:: Problem details ::
Reproduce the entries shown below only from the line with "Rebuild this chart" down to the line with "li_k2 = [0.43, 1.41]", keeping both end lines and copying each one exactly.

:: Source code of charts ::
[Start]

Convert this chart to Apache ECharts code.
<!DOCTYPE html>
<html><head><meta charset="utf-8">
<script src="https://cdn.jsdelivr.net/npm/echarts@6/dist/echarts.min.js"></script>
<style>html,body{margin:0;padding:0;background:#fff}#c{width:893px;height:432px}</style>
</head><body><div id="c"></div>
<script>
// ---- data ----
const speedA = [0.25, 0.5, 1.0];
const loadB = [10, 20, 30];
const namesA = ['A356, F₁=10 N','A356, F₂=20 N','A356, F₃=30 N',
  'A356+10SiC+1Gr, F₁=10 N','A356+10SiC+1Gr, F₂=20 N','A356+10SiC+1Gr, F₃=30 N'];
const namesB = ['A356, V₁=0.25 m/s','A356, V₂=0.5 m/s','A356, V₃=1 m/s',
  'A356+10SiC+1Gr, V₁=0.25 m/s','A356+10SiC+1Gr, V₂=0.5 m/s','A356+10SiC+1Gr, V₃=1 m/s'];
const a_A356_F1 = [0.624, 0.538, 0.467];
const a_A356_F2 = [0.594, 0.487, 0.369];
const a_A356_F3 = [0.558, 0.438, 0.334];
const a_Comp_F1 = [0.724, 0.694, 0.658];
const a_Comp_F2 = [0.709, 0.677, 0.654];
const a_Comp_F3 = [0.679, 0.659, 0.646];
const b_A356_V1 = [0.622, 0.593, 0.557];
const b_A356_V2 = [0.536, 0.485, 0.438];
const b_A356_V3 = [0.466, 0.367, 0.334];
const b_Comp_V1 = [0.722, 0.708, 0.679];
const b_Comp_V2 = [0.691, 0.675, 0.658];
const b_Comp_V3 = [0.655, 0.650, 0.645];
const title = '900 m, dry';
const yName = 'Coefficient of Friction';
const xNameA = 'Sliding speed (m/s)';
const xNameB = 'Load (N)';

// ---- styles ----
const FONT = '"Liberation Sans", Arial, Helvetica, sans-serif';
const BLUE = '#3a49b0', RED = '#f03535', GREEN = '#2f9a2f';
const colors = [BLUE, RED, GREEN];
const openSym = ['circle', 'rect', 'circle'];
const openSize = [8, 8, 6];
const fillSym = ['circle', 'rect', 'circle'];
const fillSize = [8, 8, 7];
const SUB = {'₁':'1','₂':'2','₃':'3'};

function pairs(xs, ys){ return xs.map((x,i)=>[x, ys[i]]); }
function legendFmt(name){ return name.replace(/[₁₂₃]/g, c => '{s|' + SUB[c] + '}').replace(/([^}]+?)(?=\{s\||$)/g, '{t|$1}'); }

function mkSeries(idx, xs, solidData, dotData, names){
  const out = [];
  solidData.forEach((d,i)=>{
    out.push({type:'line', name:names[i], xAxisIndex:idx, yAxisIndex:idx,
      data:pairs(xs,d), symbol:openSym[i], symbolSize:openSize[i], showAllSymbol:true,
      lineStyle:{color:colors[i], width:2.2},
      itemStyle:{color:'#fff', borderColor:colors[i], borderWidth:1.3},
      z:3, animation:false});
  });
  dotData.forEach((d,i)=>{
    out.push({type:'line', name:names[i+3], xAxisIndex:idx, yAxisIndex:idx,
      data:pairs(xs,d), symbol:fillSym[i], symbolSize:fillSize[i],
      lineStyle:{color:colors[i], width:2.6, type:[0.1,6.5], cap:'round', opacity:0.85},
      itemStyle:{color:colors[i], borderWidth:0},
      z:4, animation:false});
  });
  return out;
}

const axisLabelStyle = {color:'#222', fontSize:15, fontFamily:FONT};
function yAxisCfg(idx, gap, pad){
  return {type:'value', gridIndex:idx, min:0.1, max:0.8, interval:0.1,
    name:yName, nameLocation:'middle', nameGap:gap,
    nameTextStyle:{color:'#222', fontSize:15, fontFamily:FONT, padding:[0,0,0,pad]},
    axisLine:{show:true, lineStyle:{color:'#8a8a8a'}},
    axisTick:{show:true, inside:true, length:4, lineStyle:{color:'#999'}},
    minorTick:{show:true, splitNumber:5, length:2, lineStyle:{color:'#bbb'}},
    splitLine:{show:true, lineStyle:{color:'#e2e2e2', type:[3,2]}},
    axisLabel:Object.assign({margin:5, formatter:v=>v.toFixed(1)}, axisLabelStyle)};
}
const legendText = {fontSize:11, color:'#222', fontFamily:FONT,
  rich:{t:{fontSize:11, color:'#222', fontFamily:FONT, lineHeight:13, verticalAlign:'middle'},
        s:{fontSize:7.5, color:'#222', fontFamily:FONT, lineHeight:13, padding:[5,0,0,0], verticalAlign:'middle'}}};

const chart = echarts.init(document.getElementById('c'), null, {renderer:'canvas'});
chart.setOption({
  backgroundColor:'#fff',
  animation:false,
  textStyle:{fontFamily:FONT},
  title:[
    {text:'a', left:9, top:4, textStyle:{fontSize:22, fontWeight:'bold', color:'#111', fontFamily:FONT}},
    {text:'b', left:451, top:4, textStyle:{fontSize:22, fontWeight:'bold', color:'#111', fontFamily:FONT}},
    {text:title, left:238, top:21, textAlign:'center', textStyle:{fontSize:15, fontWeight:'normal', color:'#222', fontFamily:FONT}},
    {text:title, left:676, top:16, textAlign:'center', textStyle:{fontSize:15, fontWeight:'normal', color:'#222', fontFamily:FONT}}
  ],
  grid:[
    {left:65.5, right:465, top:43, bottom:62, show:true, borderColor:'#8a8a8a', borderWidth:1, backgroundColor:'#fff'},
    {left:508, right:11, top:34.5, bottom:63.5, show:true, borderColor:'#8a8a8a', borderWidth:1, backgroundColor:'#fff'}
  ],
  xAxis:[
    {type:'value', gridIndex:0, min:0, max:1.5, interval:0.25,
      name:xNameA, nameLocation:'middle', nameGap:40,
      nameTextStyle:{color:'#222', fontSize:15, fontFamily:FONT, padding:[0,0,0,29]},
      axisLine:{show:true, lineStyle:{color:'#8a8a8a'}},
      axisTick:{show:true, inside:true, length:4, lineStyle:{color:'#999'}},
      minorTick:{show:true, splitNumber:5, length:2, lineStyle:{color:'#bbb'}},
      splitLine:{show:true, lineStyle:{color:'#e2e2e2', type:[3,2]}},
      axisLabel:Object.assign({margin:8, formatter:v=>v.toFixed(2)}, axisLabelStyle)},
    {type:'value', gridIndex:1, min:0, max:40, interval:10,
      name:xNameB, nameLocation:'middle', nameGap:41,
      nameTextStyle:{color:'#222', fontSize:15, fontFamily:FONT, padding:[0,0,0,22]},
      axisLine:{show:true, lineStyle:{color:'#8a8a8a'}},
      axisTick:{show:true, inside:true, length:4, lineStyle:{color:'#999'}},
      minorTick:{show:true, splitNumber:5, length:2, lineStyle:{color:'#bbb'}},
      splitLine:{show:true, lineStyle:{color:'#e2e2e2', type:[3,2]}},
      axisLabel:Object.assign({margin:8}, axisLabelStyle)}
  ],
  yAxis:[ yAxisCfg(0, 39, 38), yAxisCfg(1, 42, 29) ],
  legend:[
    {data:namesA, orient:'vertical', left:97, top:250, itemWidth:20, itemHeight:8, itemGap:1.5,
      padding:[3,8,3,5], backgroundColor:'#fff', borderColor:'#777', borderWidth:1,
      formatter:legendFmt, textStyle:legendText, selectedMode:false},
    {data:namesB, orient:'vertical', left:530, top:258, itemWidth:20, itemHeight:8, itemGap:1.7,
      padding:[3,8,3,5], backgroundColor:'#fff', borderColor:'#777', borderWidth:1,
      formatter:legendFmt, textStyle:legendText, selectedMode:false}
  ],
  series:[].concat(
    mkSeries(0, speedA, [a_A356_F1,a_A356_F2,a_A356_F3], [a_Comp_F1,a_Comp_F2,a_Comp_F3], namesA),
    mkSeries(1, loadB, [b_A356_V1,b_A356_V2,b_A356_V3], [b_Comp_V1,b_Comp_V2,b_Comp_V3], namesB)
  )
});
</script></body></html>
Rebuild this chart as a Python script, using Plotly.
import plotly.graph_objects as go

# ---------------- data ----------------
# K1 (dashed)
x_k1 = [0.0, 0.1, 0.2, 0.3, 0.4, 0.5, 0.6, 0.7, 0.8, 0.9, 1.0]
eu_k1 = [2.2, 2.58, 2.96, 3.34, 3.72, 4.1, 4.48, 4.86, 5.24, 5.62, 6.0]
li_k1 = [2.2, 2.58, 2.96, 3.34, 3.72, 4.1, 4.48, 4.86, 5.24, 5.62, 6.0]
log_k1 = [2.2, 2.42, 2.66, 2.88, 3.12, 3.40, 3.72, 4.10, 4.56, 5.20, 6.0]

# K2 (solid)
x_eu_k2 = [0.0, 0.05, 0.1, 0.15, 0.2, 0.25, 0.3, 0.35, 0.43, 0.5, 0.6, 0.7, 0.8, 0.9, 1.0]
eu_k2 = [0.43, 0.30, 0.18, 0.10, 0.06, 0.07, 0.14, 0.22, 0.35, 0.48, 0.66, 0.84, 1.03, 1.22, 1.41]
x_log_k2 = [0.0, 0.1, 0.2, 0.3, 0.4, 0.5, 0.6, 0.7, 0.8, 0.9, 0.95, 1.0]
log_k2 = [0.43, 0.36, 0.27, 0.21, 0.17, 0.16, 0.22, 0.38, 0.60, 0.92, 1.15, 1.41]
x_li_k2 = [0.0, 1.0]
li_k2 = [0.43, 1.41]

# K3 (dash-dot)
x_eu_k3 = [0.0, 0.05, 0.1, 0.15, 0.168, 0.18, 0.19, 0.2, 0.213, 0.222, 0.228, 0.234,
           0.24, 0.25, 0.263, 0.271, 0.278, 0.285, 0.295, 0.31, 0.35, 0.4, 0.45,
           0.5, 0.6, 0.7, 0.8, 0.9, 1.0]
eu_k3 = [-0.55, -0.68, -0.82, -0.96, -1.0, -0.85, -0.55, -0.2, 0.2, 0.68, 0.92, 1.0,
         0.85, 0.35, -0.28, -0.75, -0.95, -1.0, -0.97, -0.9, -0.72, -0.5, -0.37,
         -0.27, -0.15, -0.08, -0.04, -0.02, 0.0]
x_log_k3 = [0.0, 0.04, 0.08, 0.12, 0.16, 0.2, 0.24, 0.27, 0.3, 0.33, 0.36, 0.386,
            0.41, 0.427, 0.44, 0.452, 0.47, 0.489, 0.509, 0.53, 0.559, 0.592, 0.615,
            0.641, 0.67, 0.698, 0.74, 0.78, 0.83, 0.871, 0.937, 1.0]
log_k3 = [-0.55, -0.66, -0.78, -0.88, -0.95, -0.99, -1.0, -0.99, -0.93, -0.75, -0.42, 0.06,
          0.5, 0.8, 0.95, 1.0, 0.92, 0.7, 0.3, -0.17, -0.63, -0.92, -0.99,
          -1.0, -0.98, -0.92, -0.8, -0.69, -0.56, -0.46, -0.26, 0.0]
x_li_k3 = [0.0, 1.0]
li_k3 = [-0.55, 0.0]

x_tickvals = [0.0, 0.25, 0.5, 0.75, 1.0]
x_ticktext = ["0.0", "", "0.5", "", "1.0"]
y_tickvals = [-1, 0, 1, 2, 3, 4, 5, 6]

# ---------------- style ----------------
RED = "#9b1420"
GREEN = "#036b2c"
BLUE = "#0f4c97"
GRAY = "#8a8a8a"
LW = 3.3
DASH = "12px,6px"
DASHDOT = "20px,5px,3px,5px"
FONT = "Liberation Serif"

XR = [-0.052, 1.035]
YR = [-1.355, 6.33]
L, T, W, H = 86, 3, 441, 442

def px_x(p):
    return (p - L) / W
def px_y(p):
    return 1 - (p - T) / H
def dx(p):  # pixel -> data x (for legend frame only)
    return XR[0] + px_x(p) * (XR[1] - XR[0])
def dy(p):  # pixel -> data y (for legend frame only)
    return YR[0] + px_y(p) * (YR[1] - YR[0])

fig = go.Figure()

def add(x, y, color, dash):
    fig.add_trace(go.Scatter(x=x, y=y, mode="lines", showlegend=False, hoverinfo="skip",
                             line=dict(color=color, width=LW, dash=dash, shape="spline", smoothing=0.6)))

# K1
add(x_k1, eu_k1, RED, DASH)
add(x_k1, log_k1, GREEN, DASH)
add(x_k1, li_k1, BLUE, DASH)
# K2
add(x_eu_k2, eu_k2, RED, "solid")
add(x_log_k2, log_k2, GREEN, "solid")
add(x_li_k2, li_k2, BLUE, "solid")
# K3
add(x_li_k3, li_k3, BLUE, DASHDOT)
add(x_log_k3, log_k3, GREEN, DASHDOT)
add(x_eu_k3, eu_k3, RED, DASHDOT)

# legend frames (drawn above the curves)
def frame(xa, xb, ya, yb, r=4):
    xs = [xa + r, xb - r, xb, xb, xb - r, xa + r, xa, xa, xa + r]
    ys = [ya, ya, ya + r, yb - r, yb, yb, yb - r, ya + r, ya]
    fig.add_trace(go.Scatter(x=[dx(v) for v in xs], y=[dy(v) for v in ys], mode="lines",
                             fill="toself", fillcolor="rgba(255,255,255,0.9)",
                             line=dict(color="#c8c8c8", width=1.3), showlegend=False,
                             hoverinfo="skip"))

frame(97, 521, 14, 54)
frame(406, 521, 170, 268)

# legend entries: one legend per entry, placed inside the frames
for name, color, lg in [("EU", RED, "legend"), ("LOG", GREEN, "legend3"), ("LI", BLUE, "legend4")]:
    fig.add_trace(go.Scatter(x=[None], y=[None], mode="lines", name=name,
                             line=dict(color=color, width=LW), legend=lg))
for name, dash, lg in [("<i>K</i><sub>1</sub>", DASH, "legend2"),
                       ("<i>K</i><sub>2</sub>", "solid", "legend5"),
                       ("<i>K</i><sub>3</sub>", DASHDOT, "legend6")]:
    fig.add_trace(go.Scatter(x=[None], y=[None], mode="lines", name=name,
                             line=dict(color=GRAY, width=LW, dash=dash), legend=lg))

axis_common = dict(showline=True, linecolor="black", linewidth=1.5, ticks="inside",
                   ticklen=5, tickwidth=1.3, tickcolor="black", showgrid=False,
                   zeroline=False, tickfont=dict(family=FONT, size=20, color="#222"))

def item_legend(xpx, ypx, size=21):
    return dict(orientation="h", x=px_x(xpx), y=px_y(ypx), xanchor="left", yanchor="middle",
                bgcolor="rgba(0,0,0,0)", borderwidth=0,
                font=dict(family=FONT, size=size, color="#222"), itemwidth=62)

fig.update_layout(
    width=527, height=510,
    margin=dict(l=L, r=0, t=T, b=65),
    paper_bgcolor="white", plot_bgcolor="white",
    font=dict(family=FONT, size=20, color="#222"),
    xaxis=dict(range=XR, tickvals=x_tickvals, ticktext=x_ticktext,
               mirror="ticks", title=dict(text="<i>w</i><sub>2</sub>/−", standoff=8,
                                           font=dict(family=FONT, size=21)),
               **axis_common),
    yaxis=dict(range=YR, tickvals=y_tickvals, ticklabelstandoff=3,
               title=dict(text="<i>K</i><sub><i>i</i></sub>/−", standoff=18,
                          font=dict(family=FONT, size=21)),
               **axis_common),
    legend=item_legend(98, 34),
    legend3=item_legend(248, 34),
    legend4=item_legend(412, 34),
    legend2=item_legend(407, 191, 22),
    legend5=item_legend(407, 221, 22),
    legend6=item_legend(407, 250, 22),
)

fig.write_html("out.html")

[End]

:: Answer to the exercise ::
Rebuild this chart as a Python script, using Plotly.
import plotly.graph_objects as go

# ---------------- data ----------------
# K1 (dashed)
x_k1 = [0.0, 0.1, 0.2, 0.3, 0.4, 0.5, 0.6, 0.7, 0.8, 0.9, 1.0]
eu_k1 = [2.2, 2.58, 2.96, 3.34, 3.72, 4.1, 4.48, 4.86, 5.24, 5.62, 6.0]
li_k1 = [2.2, 2.58, 2.96, 3.34, 3.72, 4.1, 4.48, 4.86, 5.24, 5.62, 6.0]
log_k1 = [2.2, 2.42, 2.66, 2.88, 3.12, 3.40, 3.72, 4.10, 4.56, 5.20, 6.0]

# K2 (solid)
x_eu_k2 = [0.0, 0.05, 0.1, 0.15, 0.2, 0.25, 0.3, 0.35, 0.43, 0.5, 0.6, 0.7, 0.8, 0.9, 1.0]
eu_k2 = [0.43, 0.30, 0.18, 0.10, 0.06, 0.07, 0.14, 0.22, 0.35, 0.48, 0.66, 0.84, 1.03, 1.22, 1.41]
x_log_k2 = [0.0, 0.1, 0.2, 0.3, 0.4, 0.5, 0.6, 0.7, 0.8, 0.9, 0.95, 1.0]
log_k2 = [0.43, 0.36, 0.27, 0.21, 0.17, 0.16, 0.22, 0.38, 0.60, 0.92, 1.15, 1.41]
x_li_k2 = [0.0, 1.0]
li_k2 = [0.43, 1.41]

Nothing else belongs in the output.